紅白に彩られた大量の紙吹雪が舞うなかで4人がすべての演奏を終えたのは、場内暗転の瞬間からちょうど2時間を経た午後8時のこと。最後のツアーということもあり、もっと長くステージにとどまっていて欲しい気もするが、観る者の「もっと楽しみたい!」という気持ちが高まっているところで姿を消すのも、KISSの得意技のひとつだ。しかも来場者たちは、そこで不満を口にするのではなく笑顔で帰路に就く。これまた彼らのライヴを象徴する光景のひとつだといえる。何時間観ても観足りない、という人も当然いるだろう。が、KISSは“量”についてももちろんだが“質”にはもっとこだわっている。しかも2時間という時間枠のなかに、このバンドを長年追い続けてきたファンと、初めて彼らのライヴを観る機会に恵まれた人たちの双方が絶対に聴きたがっているはずのキラー・チューンの数々を惜しみなく詰め込んで機能的に配置し、各曲がいちばん効力を発揮する形で炸裂するのだ。そして、KISSとしての完璧なショウを実践するうえで、どれくらいの時間の範囲内でどのような組み立て方をしていくことがベストであるかを、彼ら自身が熟知しているのだ。
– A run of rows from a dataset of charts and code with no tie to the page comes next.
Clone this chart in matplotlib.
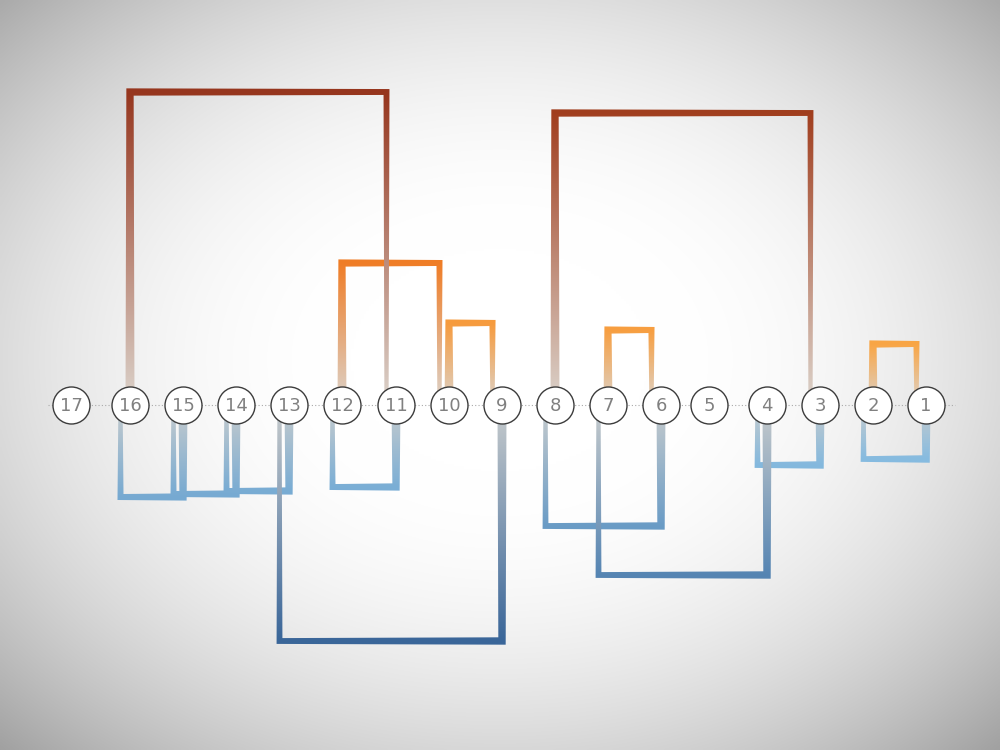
import numpy as np
import matplotlib
matplotlib.use("Agg")
import matplotlib.pyplot as plt
from matplotlib.patches import Polygon
from matplotlib.colors import LinearSegmentedColormap, to_rgb

# nodes, left to right, and their spot on the axis line
nodes = [17, 16, 15, 14, 13, 12, 11, 10, 9, 8, 7, 6, 5, 4, 3, 2, 1]
node_x = [71, 130, 183, 236, 289, 342, 396, 449, 502, 555, 608, 661, 709, 767, 820, 873, 926]

# arcs above the axis (source -> target, height)
top_src = [16, 12, 10, 8, 7, 2]
top_dst = [11, 10, 9, 3, 6, 1]
top_h = [313, 142, 82, 292, 75, 61]

# arcs below the axis (source -> target, depth)
bot_src = [15, 14, 13, 11, 9, 6, 4, 3, 1]
bot_dst = [16, 15, 14, 12, 13, 8, 7, 4, 2]
bot_h = [92, 89, 86, 82, 236, 121, 170, 60, 54]

W, H = 1000, 750
BASE = 405.0     # px from top of the axis line

fig = plt.figure(figsize=(10, 7.5), dpi=100)
ax = fig.add_axes([0, 0, 1, 1])
ax.set_xlim(0, W)
ax.set_ylim(-(H - BASE), BASE)
ax.axis("off")

# radial background
gx, gy = np.meshgrid(np.linspace(0, W, 400), np.linspace(0, H, 300))
r = np.sqrt(((gx - 500) / 500) ** 2 + ((gy - 360) / 375) ** 2)
v = (255 - 72 * np.clip(r - 0.3, 0, None) ** 2) / 255
ax.imshow(np.dstack([v, v, v]), extent=(0, W, -(H - BASE), BASE),
          origin="upper", aspect="auto", zorder=0, interpolation="bilinear")

pos = dict(zip(nodes, node_x))

top_cmap = LinearSegmentedColormap.from_list(
    "top", [(0, "#f9a646"), (0.33, "#ef7c26"), (1, "#96361e")])
bot_cmap = LinearSegmentedColormap.from_list(
    "bot", [(0, "#86bbe0"), (1, "#3a6699")])

W0, W1 = 9.0, 4.2


def draw_arc(src, dst, h, color, base_col, z):
    xs = pos[src]
    xt = pos[dst] - 9.5
    sx = 1 if xt > xs else -1
    sy = 1 if h > 0 else -1
    L = 2 * abs(h) + abs(xt - xs)
    wa = W0 + (W1 - W0) * abs(h) / L
    wb = W0 + (W1 - W0) * (abs(h) + abs(xt - xs)) / L
    poly = [
        (xs - sx * W0 / 2, 0),
        (xs - sx * wa / 2, h + sy * wa / 2),
        (xt + sx * wb / 2, h + sy * wb / 2),
        (xt + sx * W1 / 2, 0),
        (xt - sx * W1 / 2, 0),
        (xt - sx * wb / 2, h - sy * wb / 2),
        (xs + sx * wa / 2, h - sy * wa / 2),
        (xs + sx * W0 / 2, 0),
    ]
    patch = Polygon(poly, closed=True, facecolor="none", edgecolor="none",
                    joinstyle="round", zorder=z)
    ax.add_patch(patch)
    yy = np.linspace(0, h + sy * W0, 200)
    f = np.clip(yy / h, 0, 1)[:, None]
    c0 = np.array(to_rgb(base_col))
    c1 = np.array(to_rgb(color))
    img = (c0 * (1 - f) + c1 * f)[:, None, :]
    lo, hi = min(0, yy[-1]), max(0, yy[-1])
    x_lo, x_hi = min(xs, xt) - 8, max(xs, xt) + 8
    im = ax.imshow(img if sy < 0 else img[::-1], extent=(x_lo, x_hi, lo, hi),
                   aspect="auto", zorder=z, interpolation="bilinear")
    im.set_clip_path(patch)


for s, d, h in zip(top_src, top_dst, top_h):
    draw_arc(s, d, h, top_cmap((h - 60) / 253), "#dcd4cc", 2 + h / 1000)

for s, d, h in zip(bot_src, bot_dst, bot_h):
    draw_arc(s, d, -h, bot_cmap((h - 54) / 182), "#c8cccd", 2 + h / 1000)

ax.set_xlim(0, W)
ax.set_ylim(-(H - BASE), BASE)

# axis line
ax.plot([48, 955], [0, 0], linestyle=(0, (1, 2)), color="#aaaaaa",
        lw=0.8, zorder=1)

# node circles
ax.scatter(node_x, [0] * len(nodes), s=(37 * 0.72) ** 2, facecolor="white",
           edgecolor="#3c3c3c", linewidth=1.0, zorder=5)
for n in nodes:
    ax.text(pos[n], -1, str(n), ha="center", va="center", fontsize=13,
            color="#808080", family="DejaVu Sans", zorder=6)

fig.savefig("out.png", dpi=100)
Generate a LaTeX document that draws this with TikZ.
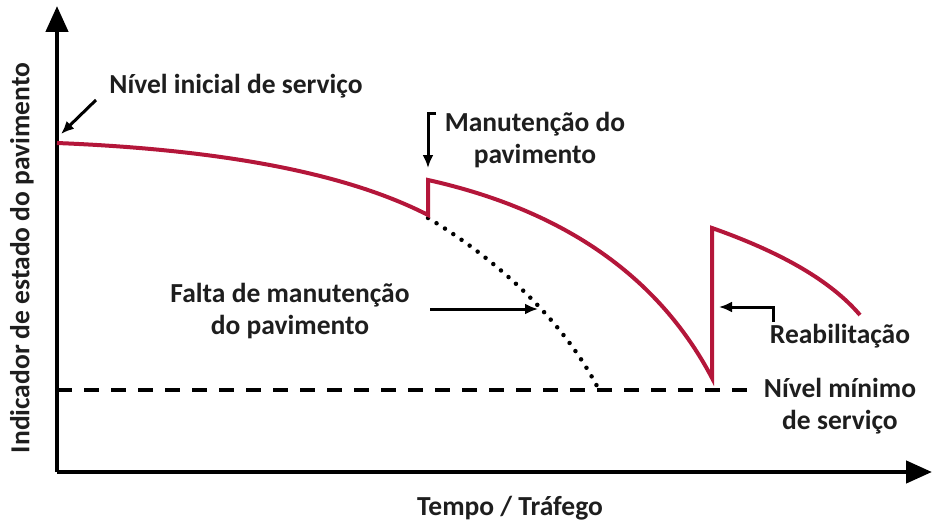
\documentclass[tikz,border=0pt]{standalone}
\usepackage{fontspec}
\setmainfont{Carlito}
\usetikzlibrary{arrows.meta}
\definecolor{curvered}{RGB}{180,22,58}
\definecolor{txt}{RGB}{30,30,30}
\tikzset{
  axis/.style={line width=4.5pt,-{Triangle[width=22pt,length=26pt]}},
  redline/.style={curvered,line width=4pt,line join=miter},
  lbl/.style={font=\bfseries\fontsize{27.5}{32}\selectfont,text=txt,align=center,inner sep=0pt},
  pointer/.style={line width=3pt,-{Latex[width=11pt,length=13pt]}},
}
\begin{document}
\begin{tikzpicture}[x=1pt,y=-1pt]
\useasboundingbox (0,0) rectangle (935,527);
% axes
\coordinate (o) at (57,472);
\coordinate (ytip) at (57,6);
\coordinate (xtip) at (932,472);
\draw[axis] (o) -- (ytip);
\draw[axis] (o) -- (xtip);
% minimum level dashed
\coordinate (d0) at (57,390);
\coordinate (d1) at (752,390);
\draw[line width=4.5pt,dash pattern=on 15pt off 12pt] (d0) -- (d1);
% dotted lack of maintenance
\coordinate (m1) at (428,218);
\coordinate (m2) at (598,388);
\draw[line width=4.5pt,line cap=round,dash pattern=on 0pt off 10pt] (m1) .. controls (490,255) and (560,315) .. (m2);
% red curve
\coordinate (s0) at (57,143);
\coordinate (s1) at (428,215);
\coordinate (s2) at (428,180);
\coordinate (s3) at (712,378);
\coordinate (s4) at (712,228);
\coordinate (s5) at (860,315);
\draw[redline] (s0) .. controls (230,150) and (350,175) .. (s1) -- (s2)
  .. controls (540,205) and (650,260) .. (s3) -- (s4)
  .. controls (780,252) and (830,280) .. (s5);
% labels
\node[lbl] (ini) at (236,86) {Nível inicial de serviço};
\node[lbl] (man) at (535,140) {Manutenção do\\pavimento};
\node[lbl] (falta) at (290,311) {Falta de manutenção\\do pavimento};
\node[lbl] (reab) at (840,336) {Reabilitação};
\node[lbl] (minimo) at (840,406) {Nível mínimo\\de serviço};
\node[lbl] (xlab) at (510,508) {Tempo / Tráfego};
\node[lbl,rotate=90] (ylab) at (22,258) {Indicador de estado do pavimento};
% pointers
\coordinate (a1s) at (96,100);
\coordinate (a1e) at (61,134);
\draw[pointer] (a1s) -- (a1e);
\coordinate (a2s) at (436,113);
\coordinate (a2e) at (428,168);
\draw[pointer] (a2s) -- (428,113) -- (a2e);
\coordinate (a3s) at (430,309);
\coordinate (a3e) at (538,309);
\draw[pointer] (a3s) -- (a3e);
\coordinate (a4s) at (773,322);
\coordinate (a4e) at (719,307);
\draw[pointer] (a4s) -- (773,307) -- (a4e);
\end{tikzpicture}
\end{document}
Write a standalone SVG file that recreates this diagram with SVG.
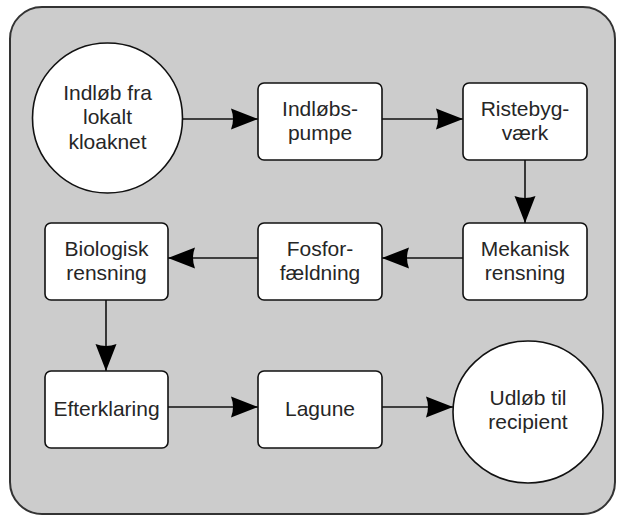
<svg xmlns="http://www.w3.org/2000/svg" width="619" height="517" viewBox="0 0 619 517">
  <style>
    .node { fill: #ffffff; stroke: #111111; stroke-width: 1.6; }
    .lbl { font-family: "Liberation Sans", Arial, Helvetica, sans-serif; font-size: 21px; fill: #262626; text-anchor: middle; }
    .edge { stroke: #111111; stroke-width: 1.6; fill: none; marker-end: url(#arrow); }
  </style>
  <defs>
    <marker id="arrow" markerUnits="userSpaceOnUse" markerWidth="28" markerHeight="22" refX="27" refY="11" orient="auto">
      <path d="M0,0.5 L27,11 L0,21.5 Q4,11 0,0.5 z" fill="#000000"/>
    </marker>
  </defs>
  <rect x="0" y="0" width="619" height="517" fill="#ffffff"/>
  <rect id="container" x="10" y="7" width="605" height="507" rx="32" ry="32" fill="#cccccc" stroke="#333333" stroke-width="2"/>

  <g id="connectors">
    <line class="edge" x1="182" y1="119" x2="258" y2="119"/>
    <line class="edge" x1="382" y1="119" x2="463" y2="119"/>
    <line class="edge" x1="525" y1="160" x2="525" y2="223"/>
    <line class="edge" x1="463" y1="258" x2="382" y2="258"/>
    <line class="edge" x1="258" y1="258" x2="168" y2="258"/>
    <line class="edge" x1="106" y1="300" x2="106" y2="371"/>
    <line class="edge" x1="168" y1="407" x2="258" y2="407"/>
    <line class="edge" x1="382" y1="407" x2="453" y2="407"/>
  </g>

  <g id="indloeb">
    <circle class="node" cx="107.5" cy="118" r="75"/>
    <text class="lbl" x="107.5" y="100">Indløb fra</text>
    <text class="lbl" x="107.5" y="124">lokalt</text>
    <text class="lbl" x="107.5" y="149">kloaknet</text>
  </g>
  <g id="indloebspumpe">
    <rect class="node" x="258" y="83" width="124" height="77" rx="6"/>
    <text class="lbl" x="320" y="116">Indløbs-</text>
    <text class="lbl" x="320" y="140">pumpe</text>
  </g>
  <g id="ristebygvaerk">
    <rect class="node" x="463" y="83" width="124" height="77" rx="6"/>
    <text class="lbl" x="525" y="116">Ristebyg-</text>
    <text class="lbl" x="525" y="140">værk</text>
  </g>
  <g id="mekanisk">
    <rect class="node" x="463" y="223" width="124" height="77" rx="6"/>
    <text class="lbl" x="525" y="256">Mekanisk</text>
    <text class="lbl" x="525" y="280">rensning</text>
  </g>
  <g id="fosforfaeldning">
    <rect class="node" x="258" y="223" width="124" height="77" rx="6"/>
    <text class="lbl" x="320" y="256">Fosfor-</text>
    <text class="lbl" x="320" y="280">fældning</text>
  </g>
  <g id="biologisk">
    <rect class="node" x="45" y="223" width="123" height="77" rx="6"/>
    <text class="lbl" x="106.5" y="256">Biologisk</text>
    <text class="lbl" x="106.5" y="280">rensning</text>
  </g>
  <g id="efterklaring">
    <rect class="node" x="45" y="371" width="123" height="77" rx="6"/>
    <text class="lbl" x="106.5" y="416">Efterklaring</text>
  </g>
  <g id="lagune">
    <rect class="node" x="258" y="371" width="124" height="77" rx="6"/>
    <text class="lbl" x="320" y="416">Lagune</text>
  </g>
  <g id="udloeb">
    <ellipse class="node" cx="528" cy="412" rx="75" ry="71"/>
    <text class="lbl" x="528" y="405">Udløb til</text>
    <text class="lbl" x="528" y="429">recipient</text>
  </g>
</svg>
KISSが初めて日本上陸を果たしたのは1977年のこと。その際から数えて、彼らのジャパン・ツアーは今回が通算12回目ということになる。そして、彼らのツアー人生を締め括るこの長いロードの最終地点は、2021年7月、ニューヨークに設定されていて、それまでの約19ヵ月間のうちに彼らがふたたび日本を訪れる可能性は、彼ら自身の発言やさまざまな状況を踏まえれば、奇跡レベルの低さだと言わざるを得ない。このジャパン・ツアーは、この先、11日の東京ドーム公演を経て、盛岡、大阪、名古屋、と続いていく。見納めなどという言葉は使いたくないが、メンバーたちの言葉をそのまま借りるならば、筆者としても皆さんに「このラスト・チャンスを逃してほしくない」という気持ちだ。もっと言うならば、そうした気持ちは、完全ソールドアウトとなった仙台公演を観たことで、さらに強まっている。

また、形態的にはアリーナであるとはいえキャパシティ約4,000人というこの会場で、あり得ないほど間近な距離感でKISSのショウを観たことが、とても贅沢な体験のように感じられたことも付け加えておきたい。なにしろ彼らのショウは、2万人以上を収容するアリーナやスタジアムで演奏することを前提としながら組み立てられたものなのだ。彼らはこの規模の場所にも可能な限りすべてを持ち込み、妥協なきKISSショウを繰り広げてみせた。その凝縮感、親密感といったものにはすさまじいものがあったが、このショウが東京ドームや京セラドーム大阪といった大会場で繰り広げられると、今度はまた違った次元でのエキサイトメントがもたらされることになるに違いない。改めて言うまでもないことだが、いずれの公演も、必見である。